There are diocesan monasteries that exist to serve ethnic orthodoxy in the diaspora, and there are monasteries that are Apostolic in the Patristic sense of the term, for they are sent out into the world to communicate the Orthodox mysteries of love’s glory to the world.  In his Synodical Decree Protocol No 823 dated November 27th 1987, Patriarch Demetrius called Saint Silouan the Athonite an Apostolic and Prophetic teacher of the Orthodox Church.  Archimandrite Sophrony founded the Monastery of Saint John the Baptist at Tolleshunt Knights in Essex in 1959 with this Apostolic and Prophetic teaching of Saint Silouan at its heart.   His witness to love of enemies and prayer for the whole world transformed Russian and Greek theological monastic traditions as they were lived on Mount Athos in the first half of the twentieth century.
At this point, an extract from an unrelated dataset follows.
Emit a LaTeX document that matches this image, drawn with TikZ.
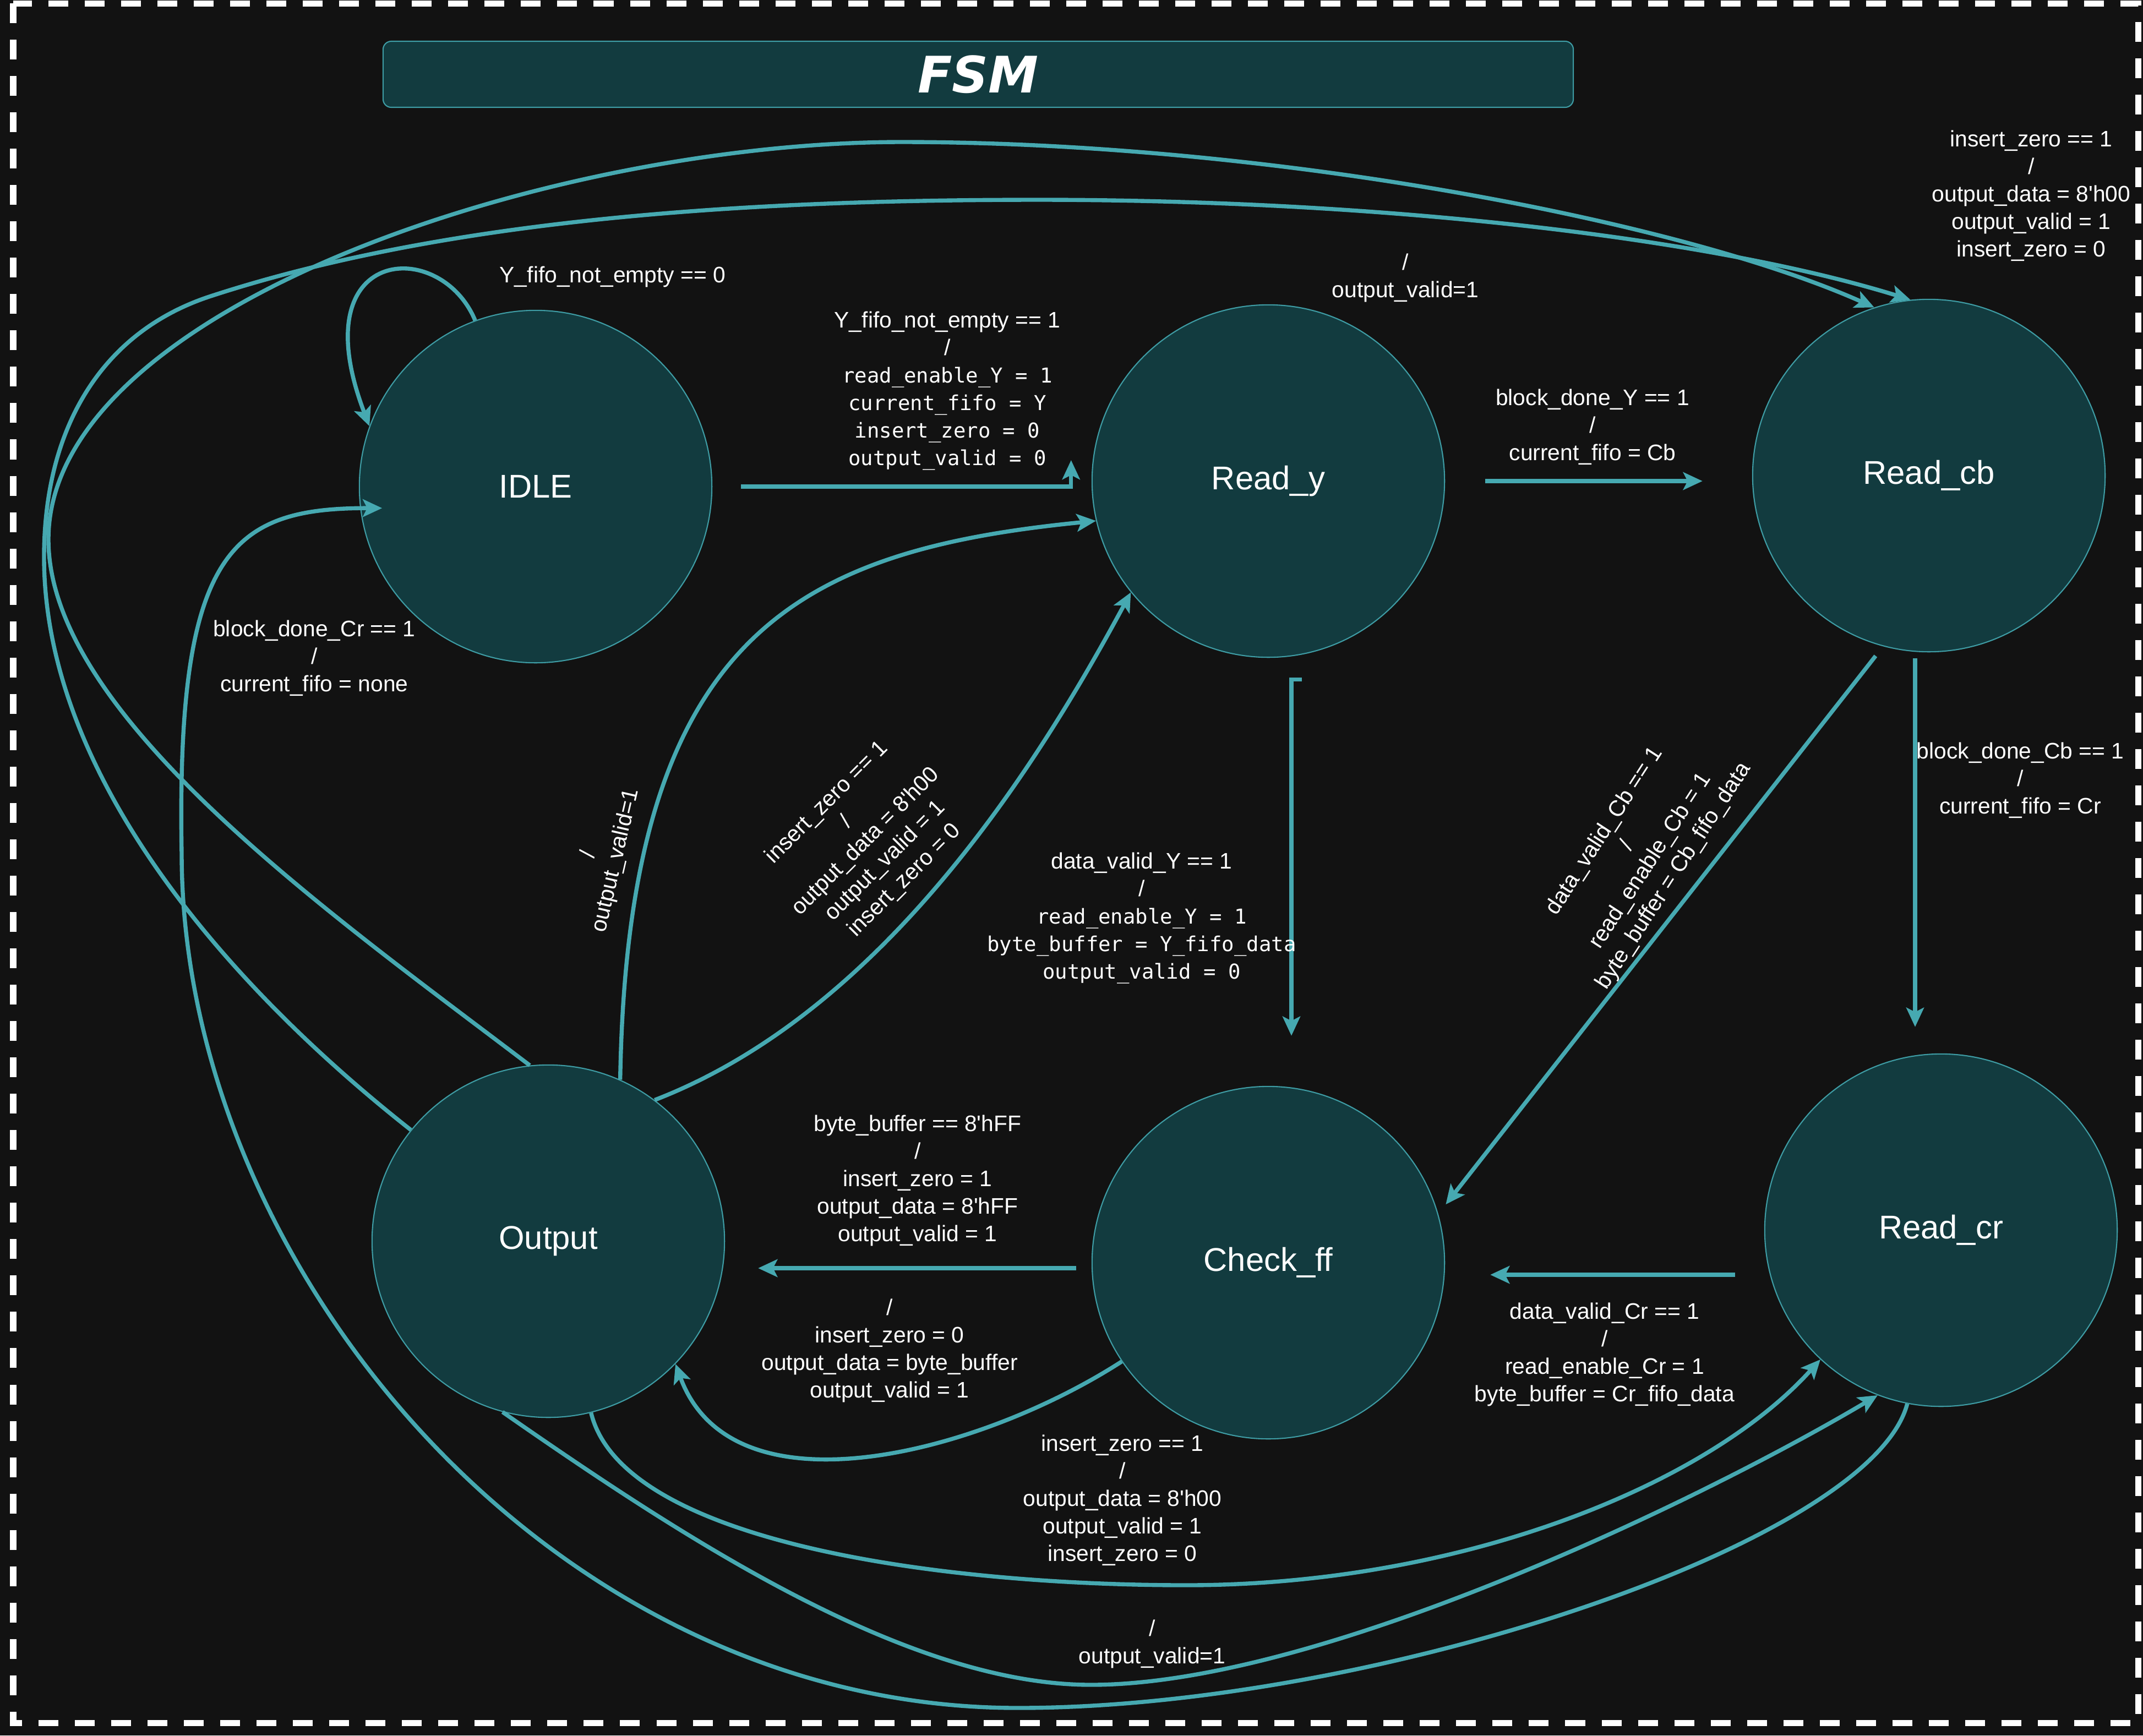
\documentclass[tikz,border=0pt]{standalone}
\usepackage{fontspec}
\setmainfont{Liberation Sans}
\newfontfamily\monofont{DejaVu Sans Mono}
\newfontfamily\titlefont{DejaVu Sans}
\usetikzlibrary{arrows.meta}

\definecolor{bgdark}{HTML}{121212}
\definecolor{statefill}{HTML}{123B3F}
\definecolor{edgecol}{HTML}{46A9B1}
\definecolor{rimcol}{HTML}{3E9CA4}

\newcommand{\act}[1]{{\monofont\fontsize{10.6}{14.2}\selectfont #1}}
\newcommand{\sq}{\textquotesingle}

\begin{document}
\begin{tikzpicture}[x=0.01cm, y=-0.01cm,
  state/.style={circle, draw=rimcol, line width=0.6pt, fill=statefill, minimum size=6.4cm,
    inner sep=0pt, text=white, font=\fontsize{17}{20}\selectfont},
  titlebox/.style={rectangle, rounded corners=0.15cm, draw=rimcol, line width=0.6pt, fill=statefill,
    minimum width=21.61cm, minimum height=1.2cm, text=white, font=\fontsize{26}{30}\selectfont},
  trans/.style={draw=edgecol, line width=2.1pt, -{Stealth[length=0.35cm, width=0.32cm, inset=0.08cm]}},
  cond/.style={text=white, align=center, inner sep=0pt, font=\fontsize{11.6}{14.2}\selectfont}]
  \useasboundingbox (0,0) rectangle (3893,3153);
  \fill[bgdark] (0,0) rectangle (3893,3153);
  \draw[white, line width=0.11cm, dash pattern=on 0.36cm off 0.3cm] (24,6) rectangle (3884,3130);

  \node[titlebox] (fsm) at (1777,135) {\titlefont\bfseries\itshape FSM};

  \node[state] (idle) at (973,884) {IDLE};
  \node[state] (ready) at (2304,874) {Read\_y};
  \node[state] (readcb) at (3504,864) {Read\_cb};
  \node[state] (outp) at (996,2255) {Output};
  \node[state] (chk) at (2304,2294) {Check\_ff};
  \node[state] (readcr) at (3526,2235) {Read\_cr};

  \draw[trans] (idle.110) .. controls (800,430) and (545,445) .. (idle.160);
  \draw[trans] ([shift={(52,0)}]idle.east) -| ([shift={(-37,-38)}]ready.west);
  \draw[trans, shorten <=0.73cm, shorten >=0.9cm] (ready.east) -- (ready.east -| readcb.west);
  \draw[trans] ([shift={(61,39)}]ready.south) -- ++(-19,0) -- ([shift={(42,-91)}]chk.north);
  \draw[trans] ([shift={(-25,11)}]readcb.south) -- ([shift={(-47,-48)}]readcr.north);
  \draw[trans, shorten <=0.22cm, shorten >=0.22cm] (readcb.255) -- (chk.16);
  \draw[trans] ([shift={(-53,81)}]readcr.west) -- ([shift={(82,22)}]chk.east);
  \draw[trans] ([shift={(-28,10)}]chk.west) -- ([shift={(60,49)}]outp.east);
  \draw[trans] (chk.214) .. controls (1780,2640) and (1330,2760) .. (outp.316);
  \draw[trans] (outp.66) .. controls (1140,1150) and (1450,1000) .. (ready.193);
  \draw[trans] (outp.53) .. controls (1600,1840) and (1880,1400) .. (ready.219);
  \draw[trans] (outp.284) .. controls (1130,2800) and (1700,2880) .. (2155,2880)
    .. controls (2650,2880) and (3100,2700) .. (readcr.227);
  \draw[trans] (outp.255) .. controls (1250,2800) and (1650,3061) .. (1982,3061)
    .. controls (2400,3061) and (3100,2720) .. (readcr.249);
  \draw[trans] (readcr.259) .. controls (3400,2800) and (2500,3103) .. (1849,3103)
    .. controls (1000,3103) and (330,2300) .. (330,1550)
    .. controls (320,1000) and (420,923) .. ([xshift=0.4cm]idle.187);
  \draw[trans] (outp.96) .. controls (600,1660) and (88,1300) .. (88,980)
    .. controls (88,560) and (1000,258) .. (1638,258)
    .. controls (2300,258) and (3050,400) .. (readcb.108);
  \draw[trans] (outp.141) .. controls (400,1780) and (80,1400) .. (80,1012)
    .. controls (80,780) and (183,603) .. (383,538)
    .. controls (833,391) and (1400,363) .. (1886,363)
    .. controls (2500,363) and (3100,430) .. (readcb.96);

  \node[cond] (loopidle) at (1113,503) {Y\_fifo\_not\_empty == 0};
  \node[cond] (idletoy) at (1721,710) {Y\_fifo\_not\_empty == 1\\/\\\act{read\_enable\_Y = 1}\\\act{current\_fifo = Y}\\\act{insert\_zero = 0}\\\act{output\_valid = 0}};
  \node[cond] (ytocb) at (2893,776) {block\_done\_Y == 1\\/\\current\_fifo = Cb};
  \node[cond] (ytochk) at (2074,1668) {data\_valid\_Y == 1\\/\\\act{read\_enable\_Y = 1}\\\act{byte\_buffer = Y\_fifo\_data}\\\act{output\_valid = 0}};
  \node[cond] (cbtocr) at (3670,1418) {block\_done\_Cb == 1\\/\\current\_fifo = Cr};
  \node[cond, rotate=57] (cbtochk) at (2978,1551) {data\_valid\_Cb == 1\\/\\read\_enable\_Cb = 1\\byte\_buffer = Cb\_fifo\_data};
  \node[cond] (crtochk) at (2915,2461) {data\_valid\_Cr == 1\\/\\read\_enable\_Cr = 1\\byte\_buffer = Cr\_fifo\_data};
  \node[cond] (chktoout) at (1667,2145) {byte\_buffer == 8\sq hFF\\/\\insert\_zero = 1\\output\_data = 8\sq hFF\\output\_valid = 1};
  \node[cond] (chkelse) at (1616,2454) {/\\insert\_zero = 0\\output\_data = byte\_buffer\\output\_valid = 1};
  \node[cond, rotate=77] (outtoy) at (1095,1558) {/\\output\_valid=1};
  \node[cond, rotate=45] (outtoyzero) at (1573,1529) {insert\_zero == 1\\/\\output\_data = 8\sq h00\\output\_valid = 1\\insert\_zero = 0};
  \node[cond] (outtocrzero) at (2039,2726) {insert\_zero == 1\\/\\output\_data = 8\sq h00\\output\_valid = 1\\insert\_zero = 0};
  \node[cond] (outtocr) at (2093,2987) {/\\output\_valid=1};
  \node[cond] (crtoidle) at (571,1196) {block\_done\_Cr == 1\\/\\current\_fifo = none};
  \node[cond] (outtocbzero) at (3690,356) {insert\_zero == 1\\/\\output\_data = 8\sq h00\\output\_valid = 1\\insert\_zero = 0};
  \node[cond] (outtocb) at (2553,505) {/\\output\_valid=1};
\end{tikzpicture}
\end{document}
In his Spiritual Testament delivered to us on the Feast of Saint Antony in 1991, Archimandrite Sophrony pointed to the fact that humankind is one being in many persons in the image of God who is one God in three persons.  In God’s Name, each of us is the centre of all and everyone and everything is for us.  In the Name, we surrender ourselves in self-emptying kenosis to all those whom we love as our very life.  This antinomic vision of monastic life sees it as an outpouring of love of brethren and sisters, answering God’s love for us.  It is not an institutional, impersonal way of life but is radically person-centred, springing from divine love which is personal, healing and radically liberating.  This hypostatic or person-centred monastic legacy envisions everything from within the mystery of the Holy Name.  It is not personalist in a secular or existentialist sense, which hates human nature.  It lives within the Patristic balance of wholesome nature and sound personhood.  Monastic life is lived from within the truth of the Name as an ineffable mystery, transfigured by the uncreated light of deifying glory.